Rose Levy Beranbaum: The Baking Bible

Creating a cookbook is no simple feat. "It's like making a wedding cake," said Rose Levy Beranbaum. "Your whole kitchen is a disaster and yet here is this pristine, perfect creation."

Several years in the making, Beranbaum's The Baking Bible, her largest book in scope, brings together a lifetime's worth of baking knowledge, from cakes and pies to breads and pastries. It's a mix of creative, all-new recipes as well as old favorites that have been revisited and improved.

An essential ingredient in a baking book is the photography. "With baking, you really need to see it more than anything else," Beranbaum said. "If you're doing savory food, it's inspiring to see the plating, and it entices people to make it. But in baking, you learn something from the photo because you know what you're aiming for."

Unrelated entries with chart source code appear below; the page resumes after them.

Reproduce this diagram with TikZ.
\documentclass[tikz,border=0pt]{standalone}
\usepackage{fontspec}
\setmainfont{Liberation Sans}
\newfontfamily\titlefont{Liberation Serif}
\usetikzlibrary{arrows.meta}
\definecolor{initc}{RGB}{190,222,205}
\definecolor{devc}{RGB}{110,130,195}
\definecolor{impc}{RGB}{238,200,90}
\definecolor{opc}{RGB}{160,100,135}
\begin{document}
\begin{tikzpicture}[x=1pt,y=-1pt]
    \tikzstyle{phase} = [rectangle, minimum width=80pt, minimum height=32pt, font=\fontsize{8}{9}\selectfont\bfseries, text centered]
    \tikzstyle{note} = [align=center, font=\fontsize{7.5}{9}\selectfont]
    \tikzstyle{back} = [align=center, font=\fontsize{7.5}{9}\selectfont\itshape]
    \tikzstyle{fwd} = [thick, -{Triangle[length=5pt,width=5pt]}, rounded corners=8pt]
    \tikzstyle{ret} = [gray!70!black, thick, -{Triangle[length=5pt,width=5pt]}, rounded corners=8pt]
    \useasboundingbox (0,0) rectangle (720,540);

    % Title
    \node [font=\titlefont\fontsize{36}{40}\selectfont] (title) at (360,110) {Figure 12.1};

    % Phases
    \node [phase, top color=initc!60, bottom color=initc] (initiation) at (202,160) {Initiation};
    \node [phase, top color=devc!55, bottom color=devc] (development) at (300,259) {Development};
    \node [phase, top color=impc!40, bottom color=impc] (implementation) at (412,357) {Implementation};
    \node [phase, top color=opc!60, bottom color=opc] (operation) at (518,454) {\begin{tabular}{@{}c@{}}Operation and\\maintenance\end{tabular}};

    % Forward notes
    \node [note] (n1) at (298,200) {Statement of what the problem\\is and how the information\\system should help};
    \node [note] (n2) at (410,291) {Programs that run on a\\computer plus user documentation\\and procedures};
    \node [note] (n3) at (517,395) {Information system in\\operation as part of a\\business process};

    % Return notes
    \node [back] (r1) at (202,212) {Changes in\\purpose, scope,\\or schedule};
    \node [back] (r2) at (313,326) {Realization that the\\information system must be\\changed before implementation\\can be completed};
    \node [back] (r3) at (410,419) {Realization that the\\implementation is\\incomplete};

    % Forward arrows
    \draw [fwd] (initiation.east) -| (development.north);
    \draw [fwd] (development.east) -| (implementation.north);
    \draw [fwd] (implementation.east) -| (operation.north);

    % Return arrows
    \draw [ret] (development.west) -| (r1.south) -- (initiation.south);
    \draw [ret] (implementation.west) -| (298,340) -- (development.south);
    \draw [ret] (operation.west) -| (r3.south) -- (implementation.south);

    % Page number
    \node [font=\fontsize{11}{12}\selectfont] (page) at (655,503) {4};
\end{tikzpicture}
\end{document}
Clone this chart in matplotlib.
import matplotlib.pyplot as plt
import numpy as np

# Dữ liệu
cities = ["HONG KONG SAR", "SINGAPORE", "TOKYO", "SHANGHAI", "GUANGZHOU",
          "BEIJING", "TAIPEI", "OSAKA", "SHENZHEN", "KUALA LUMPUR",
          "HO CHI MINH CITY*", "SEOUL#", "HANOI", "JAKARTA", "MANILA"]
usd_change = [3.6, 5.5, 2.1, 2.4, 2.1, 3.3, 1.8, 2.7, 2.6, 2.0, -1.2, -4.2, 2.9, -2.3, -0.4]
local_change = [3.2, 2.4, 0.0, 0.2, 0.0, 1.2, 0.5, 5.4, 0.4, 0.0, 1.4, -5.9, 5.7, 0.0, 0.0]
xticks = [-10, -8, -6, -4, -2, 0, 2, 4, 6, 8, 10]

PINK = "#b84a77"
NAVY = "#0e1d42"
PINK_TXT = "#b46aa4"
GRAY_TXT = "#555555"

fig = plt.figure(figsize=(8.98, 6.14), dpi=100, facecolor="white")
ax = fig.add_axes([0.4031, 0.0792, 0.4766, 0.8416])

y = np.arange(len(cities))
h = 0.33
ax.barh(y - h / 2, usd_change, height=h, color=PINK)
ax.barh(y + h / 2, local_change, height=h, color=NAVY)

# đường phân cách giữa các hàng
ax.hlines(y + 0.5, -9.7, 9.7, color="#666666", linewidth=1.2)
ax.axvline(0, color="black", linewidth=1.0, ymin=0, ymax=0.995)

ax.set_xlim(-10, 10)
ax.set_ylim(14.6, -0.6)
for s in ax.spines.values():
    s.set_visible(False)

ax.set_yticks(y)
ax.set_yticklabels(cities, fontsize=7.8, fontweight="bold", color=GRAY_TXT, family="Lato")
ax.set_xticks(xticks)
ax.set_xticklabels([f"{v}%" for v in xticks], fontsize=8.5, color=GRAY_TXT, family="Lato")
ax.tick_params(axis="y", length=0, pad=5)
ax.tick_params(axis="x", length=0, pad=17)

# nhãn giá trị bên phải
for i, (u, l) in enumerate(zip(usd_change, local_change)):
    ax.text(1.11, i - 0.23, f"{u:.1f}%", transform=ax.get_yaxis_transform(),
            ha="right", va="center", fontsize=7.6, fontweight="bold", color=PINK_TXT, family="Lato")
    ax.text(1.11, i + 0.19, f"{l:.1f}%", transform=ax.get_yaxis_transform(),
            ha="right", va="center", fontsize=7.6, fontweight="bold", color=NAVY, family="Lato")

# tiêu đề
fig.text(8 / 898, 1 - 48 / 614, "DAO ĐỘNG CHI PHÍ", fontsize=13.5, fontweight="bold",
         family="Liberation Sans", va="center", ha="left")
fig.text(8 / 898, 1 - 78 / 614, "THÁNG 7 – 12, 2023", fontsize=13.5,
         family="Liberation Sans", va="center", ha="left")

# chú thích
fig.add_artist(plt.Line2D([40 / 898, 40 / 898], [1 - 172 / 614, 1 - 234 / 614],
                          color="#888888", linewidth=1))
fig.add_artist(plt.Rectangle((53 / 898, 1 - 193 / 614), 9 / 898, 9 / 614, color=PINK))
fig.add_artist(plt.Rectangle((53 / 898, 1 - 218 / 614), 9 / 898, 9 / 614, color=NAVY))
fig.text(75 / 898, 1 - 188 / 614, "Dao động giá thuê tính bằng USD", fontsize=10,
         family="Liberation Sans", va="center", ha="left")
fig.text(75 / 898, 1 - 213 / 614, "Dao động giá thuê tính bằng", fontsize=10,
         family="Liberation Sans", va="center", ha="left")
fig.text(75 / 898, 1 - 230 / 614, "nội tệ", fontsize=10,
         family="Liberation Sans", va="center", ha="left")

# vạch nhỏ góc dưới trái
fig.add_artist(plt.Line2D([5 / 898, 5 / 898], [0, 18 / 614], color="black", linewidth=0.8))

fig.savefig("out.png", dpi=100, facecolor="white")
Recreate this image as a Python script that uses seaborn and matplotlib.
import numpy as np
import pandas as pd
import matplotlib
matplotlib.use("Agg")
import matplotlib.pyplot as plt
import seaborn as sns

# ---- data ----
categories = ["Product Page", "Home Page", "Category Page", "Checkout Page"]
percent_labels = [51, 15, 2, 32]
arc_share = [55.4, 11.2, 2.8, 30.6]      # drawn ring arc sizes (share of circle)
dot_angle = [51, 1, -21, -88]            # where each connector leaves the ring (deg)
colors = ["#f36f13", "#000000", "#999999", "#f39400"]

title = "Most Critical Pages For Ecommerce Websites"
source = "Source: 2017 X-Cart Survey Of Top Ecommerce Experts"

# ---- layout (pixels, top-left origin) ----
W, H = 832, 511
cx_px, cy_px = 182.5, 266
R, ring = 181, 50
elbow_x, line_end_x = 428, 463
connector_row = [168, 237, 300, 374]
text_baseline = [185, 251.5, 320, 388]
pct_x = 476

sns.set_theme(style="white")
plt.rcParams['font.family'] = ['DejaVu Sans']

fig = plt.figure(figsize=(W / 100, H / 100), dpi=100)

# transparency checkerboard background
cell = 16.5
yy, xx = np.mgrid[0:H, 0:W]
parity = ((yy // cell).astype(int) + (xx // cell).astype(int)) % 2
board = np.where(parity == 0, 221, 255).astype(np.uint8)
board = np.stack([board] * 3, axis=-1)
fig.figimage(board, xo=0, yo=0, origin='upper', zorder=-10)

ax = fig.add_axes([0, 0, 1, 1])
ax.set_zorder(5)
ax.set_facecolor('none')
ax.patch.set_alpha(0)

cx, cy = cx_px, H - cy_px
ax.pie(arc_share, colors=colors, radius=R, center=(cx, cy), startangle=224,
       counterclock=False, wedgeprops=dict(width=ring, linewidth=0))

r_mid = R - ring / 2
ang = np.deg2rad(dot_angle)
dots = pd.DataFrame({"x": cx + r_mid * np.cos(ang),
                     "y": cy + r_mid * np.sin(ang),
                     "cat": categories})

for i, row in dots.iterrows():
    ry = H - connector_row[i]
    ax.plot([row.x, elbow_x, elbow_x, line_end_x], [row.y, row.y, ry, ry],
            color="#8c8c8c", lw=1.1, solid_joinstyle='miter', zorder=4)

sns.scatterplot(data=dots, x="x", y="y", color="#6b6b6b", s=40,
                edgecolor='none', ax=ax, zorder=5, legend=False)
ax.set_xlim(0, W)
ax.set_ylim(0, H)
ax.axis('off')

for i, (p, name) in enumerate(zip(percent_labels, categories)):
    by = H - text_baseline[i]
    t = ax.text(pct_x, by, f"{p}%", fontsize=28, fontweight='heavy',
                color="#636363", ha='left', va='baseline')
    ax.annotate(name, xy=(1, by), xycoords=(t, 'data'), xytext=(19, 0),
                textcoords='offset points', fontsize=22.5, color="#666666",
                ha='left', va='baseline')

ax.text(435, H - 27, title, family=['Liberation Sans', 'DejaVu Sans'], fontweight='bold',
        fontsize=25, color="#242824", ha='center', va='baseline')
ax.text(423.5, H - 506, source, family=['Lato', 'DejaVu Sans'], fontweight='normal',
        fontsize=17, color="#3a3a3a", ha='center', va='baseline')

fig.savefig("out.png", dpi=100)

As a result, it took a nearly three-week photo shoot at a house in New York's Hudson Valley to take the images of Caramel Buns, Mango Bango Cheesecake and other delectable dishes featured in The Baking Bible. A team of 10, including Beranbaum, an art director and a food stylist, had to contend with challenges like ovens that couldn't be leveled because they were bolted to the wall or temporarily being without heat and hot water.

Another key ingredient of The Baking Bible was testing the foolproof, precisely detailed recipes for which Beranbaum is legendary. Beranbaum got some unusual help in this area--from the Beta Bakers, a group of baking enthusiasts headed by Marie Wolf, a Minneapolis attorney who once sent Beranbaum a cantankerous note about a bread recipe she couldn't get to work, never expecting to hear back from the author. Instead Beranbaum responded immediately, and the two went on to become friends. Besides testing, Wolf also wrote the book's foreword.

Wolf is not the only reader who became a Beranbaum friend and collaborator. She and Woody Wolston became acquainted when they began corresponding about recipes he made from her cookbooks. Their epistolary relationship evolved into Wolston becoming Beranbaum's assistant. He relocated east from Minnesota to work with the "diva of desserts" on The Baking Bible and now lives not far from her New Jersey home. The book's Fourth of July Cheesecake and Black and White Brownies are Wolston's masterminds.

"Knowing how happy people are going to be when they make one of these recipes is my greatest gratification," said Beranbaum. For the holiday season, she suggests the Cran-Raspberry Upside-Down Cake, which she served last year at her Thanksgiving table, or the Frozen Pecan Tart. The latter is a terrific choice for those who are especially busy because it's best served straight from the freezer and can be made well ahead of time.

Above all, Beranbaum treasures the trust she has garnered among home bakers. "I hear from a lot of people who say that they know when they make one of my recipes they can trust it will work," she said. A final word of advice: "Just be sure to follow the directions."